Fernanda Leite  1:01:41  
Because we still need humans. It's not like we're saying a lot of people are afraid of technology or afraid of automation, all of that. But what people are going to lose their jobs. No, it's just going to change the kinds of jobs that are that exists. We still need people programming, these machines, we still people need people maintaining these machines, it's just different jobs. Right. So so I think that we all have to have that culture of being flexible to retool as industry changes, and learning new things. And that's another thing that that's important of being having that mindset of lifelong learning. Because you're always be at the cutting edge of whatever it is that you're doing. And when you have to retool, you have that capacity that that mental brain flexibility to just learn something new. And you'll be fine.

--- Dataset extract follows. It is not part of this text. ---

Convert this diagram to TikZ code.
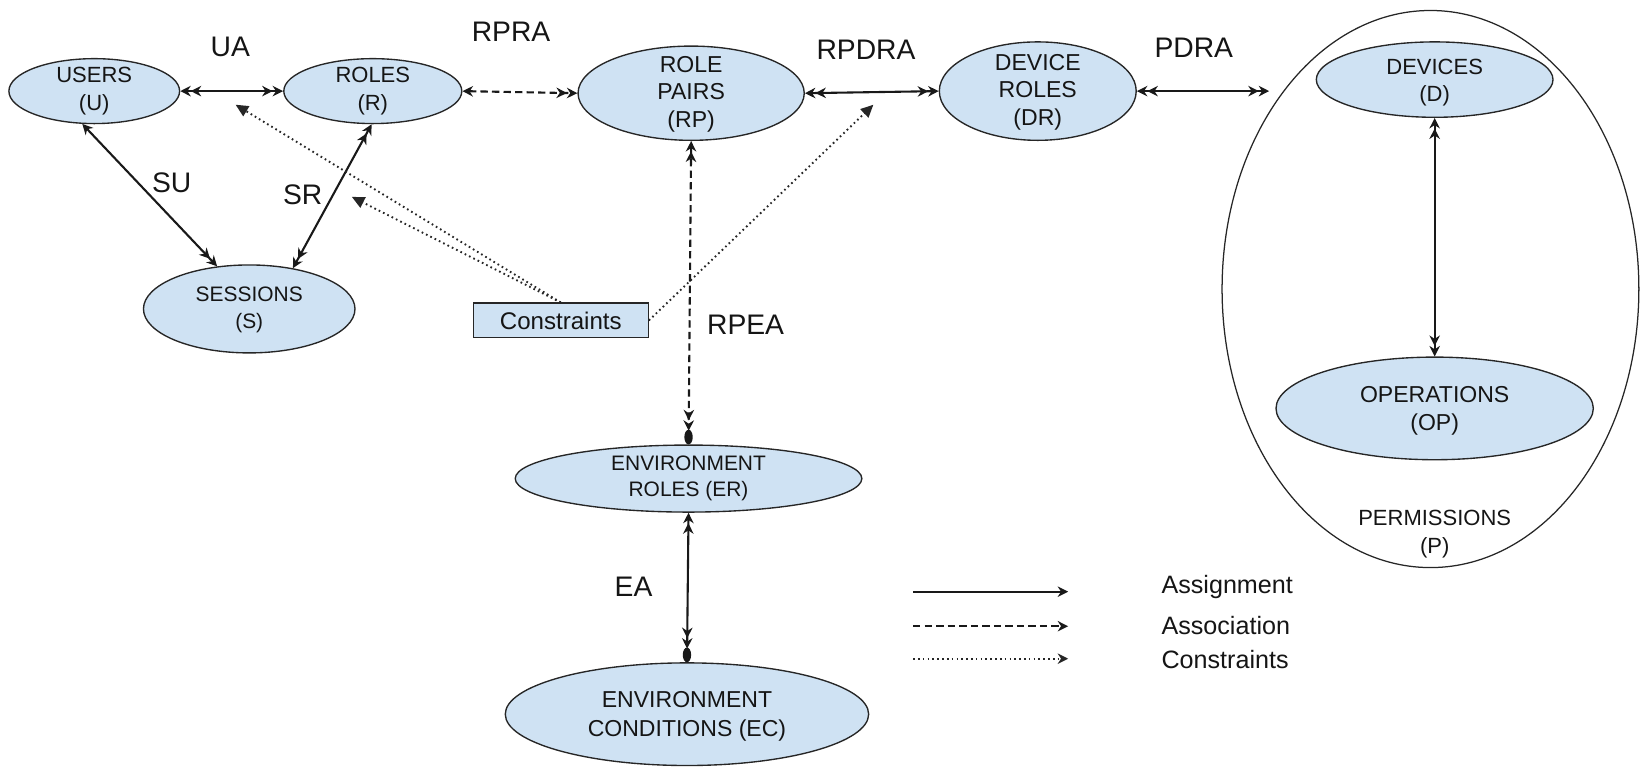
\documentclass[tikz,border=0pt]{standalone}
\usepackage{fontspec}
\setmainfont{Liberation Sans}
\usetikzlibrary{arrows.meta,shapes.geometric}
\definecolor{fillb}{HTML}{CFE2F3}
\definecolor{txt}{HTML}{151515}
\begin{document}
\begin{tikzpicture}[x=1pt,y=-1pt,
  >={Stealth[length=10pt,width=10pt]},
  ell/.style={ellipse, draw=black!85, line width=1.3pt, fill=fillb, inner sep=0pt},
  etxt/.style={align=center, text=txt, font=\fontsize{21}{26}\selectfont, inner sep=0pt},
  lab/.style={text=txt, font=\fontsize{27}{30}\selectfont, inner sep=0pt},
  assign/.style={line width=2pt, draw=black!90},
  assoc/.style={line width=2pt, dash pattern=on 7pt off 4pt, draw=black!90},
  consline/.style={line width=1.8pt, dash pattern=on 1.6pt off 3pt, draw=black!85},
  cons/.style={consline, -{Triangle[length=12pt,width=11pt]}},
  legt/.style={anchor=west, text=txt, font=\fontsize{24}{26}\selectfont, inner sep=0pt},
]
\useasboundingbox (0,0) rectangle (1568,732);

% permissions container
\node[ellipse, draw=black!85, line width=1.2pt, minimum width=398, minimum height=532, inner sep=0pt] (p) at (1366,276) {};
\node[etxt, font=\fontsize{21}{27}\selectfont] (pt) at (1370,510) {PERMISSIONS\\(P)};

% entity ellipses
\node[ell, minimum width=163, minimum height=62] (u) at (90,87) {};
\node[etxt] (ut) at (90,87) {USERS\\(U)};
\node[ell, minimum width=170, minimum height=62] (r) at (356,87) {};
\node[etxt] (rt) at (356,87) {ROLES\\(R)};
\node[ell, minimum width=216, minimum height=90] (rp) at (660,89) {};
\node[etxt, font=\fontsize{22}{26}\selectfont] (rpt) at (660,90) {ROLE\\PAIRS\\(RP)};
\node[ell, minimum width=188, minimum height=94] (dr) at (991,87) {};
\node[etxt, font=\fontsize{22}{26}\selectfont] (drt) at (991,88) {DEVICE\\ROLES\\(DR)};
\node[ell, minimum width=226, minimum height=72] (d) at (1370,76) {};
\node[etxt] (dt) at (1370,79) {DEVICES\\(D)};
\node[ell, minimum width=303, minimum height=98] (op) at (1370,390) {};
\node[etxt, font=\fontsize{22}{27}\selectfont] (opt) at (1370,392) {OPERATIONS\\(OP)};
\node[ell, minimum width=202, minimum height=84] (s) at (238,295) {};
\node[etxt, font=\fontsize{20}{26}\selectfont] (st) at (238,296) {SESSIONS\\(S)};
\node[draw=black!85, line width=1.3pt, fill=fillb, minimum width=167, minimum height=33, inner sep=0pt, text=txt, font=\fontsize{23}{26}\selectfont] (c) at (535.5,306) {Constraints};
\node[ell, minimum width=331, minimum height=64] (er) at (657.5,457) {};
\node[etxt, font=\fontsize{20}{25}\selectfont] (ert) at (657.5,457) {ENVIRONMENT\\ROLES (ER)};
\node[ell, minimum width=347, minimum height=98] (ec) at (656,682) {};
\node[etxt, font=\fontsize{22}{27}\selectfont] (ect) at (656,684) {ENVIRONMENT\\CONDITIONS (EC)};

% relation labels
\node[lab] (ua) at (220,45) {UA};
\node[lab] (rpra) at (488,30) {RPRA};
\node[lab] (rpdra) at (827,48) {RPDRA};
\node[lab] (pdra) at (1140,46) {PDRA};
\node[lab] (su) at (164,175) {SU};
\node[lab] (sr) at (289,186) {SR};
\node[lab] (rpea) at (712,310) {RPEA};
\node[lab] (ea) at (605,560) {EA};

% connectors
\draw[assign,<<->>] (u.east) -- (r.west);
\draw[assoc,<->>] (r.east) -- (rp.west);
\draw[assign,<<->>] (rp.east) -- (dr.west);
\coordinate (pe) at (1212,87);
\draw[assign,<<->>] (dr.east) -- (pe);
\draw[assign,<<->>] (d.south) -- (op.north);
\draw[assign,<->>] (u.250) -- (s.127);
\draw[assign,<<->>] (r.268) -- (s.43);
\draw[assoc,<<->>, shorten >=13pt] (rp.south) -- (er.north);
\fill[black!90] ([yshift=7pt]er.north) ellipse [x radius=4pt, y radius=7pt];
\draw[assign,<<->>, shorten >=13pt] (er.south) -- (ec.north);
\fill[black!90] ([yshift=7pt]ec.north) ellipse [x radius=4pt, y radius=7pt];

% constraints
\coordinate (ca1) at (225,100);
\coordinate (ca2) at (336,188);
\coordinate (ca3) at (834,100);
\draw[cons] (c.north) -- (ca1);
\draw[cons] (c.north) -- (ca2);
\draw[cons] (c.east) -- (ca3);

% legend
\coordinate (l1a) at (872,565); \coordinate (l1b) at (1020,565);
\coordinate (l2a) at (872,598); \coordinate (l2b) at (1020,598);
\coordinate (l3a) at (872,629); \coordinate (l3b) at (1020,629);
\draw[assign,->] (l1a) -- (l1b);
\draw[assoc,->] (l2a) -- (l2b);
\draw[consline,->] (l3a) -- (l3b);
\node[legt] (lt1) at (1109,561) {Assignment};
\node[legt] (lt2) at (1109,597) {Association};
\node[legt] (lt3) at (1109,630) {Constraints};
\end{tikzpicture}
\end{document}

Felipe Engineer  1:02:30  
Right? We're always going to need people.

Fernanda Leite  1:02:31  
Yeah, absolutely. 

Felipe Engineer  1:02:32  
Well, Fernanda, thank you so much for your time, I've learned a ton. I'm gonna have to rewatch this myself just so I can further my studies here and see what's going on in the industry. I really appreciate you spending time with us and sharing some of the research you've done with University of Texas and even before so thank you so much. You get the last word before you say goodbye to everybody.

Fernanda Leite  1:02:51  
Well, it's my pleasure. I'm thank you for for reaching out and for having this conversation. I really enjoyed talking to you. And I'm very optimistic about what the future holds for our industry. And I know that this industry can inspire an entire generation of kids to go into STEM and to to go into construction engineering because they see that it's, it's really cool. And we're doing we're doing robotics to we're doing automation, we're doing 3d printing, look at all this cool stuff. We can also inspire the next generation leaders to really want to to improve our industry as well. Thanks for having me.

Felipe Engineer  1:03:27  
Very special thanks to my guest. I'm Felipe Engineer Manriquez. The EBFC Show is created by Felipe and produced by a passion to build easier and better. Thanks for listening. Stay safe, everybody. Let's go build!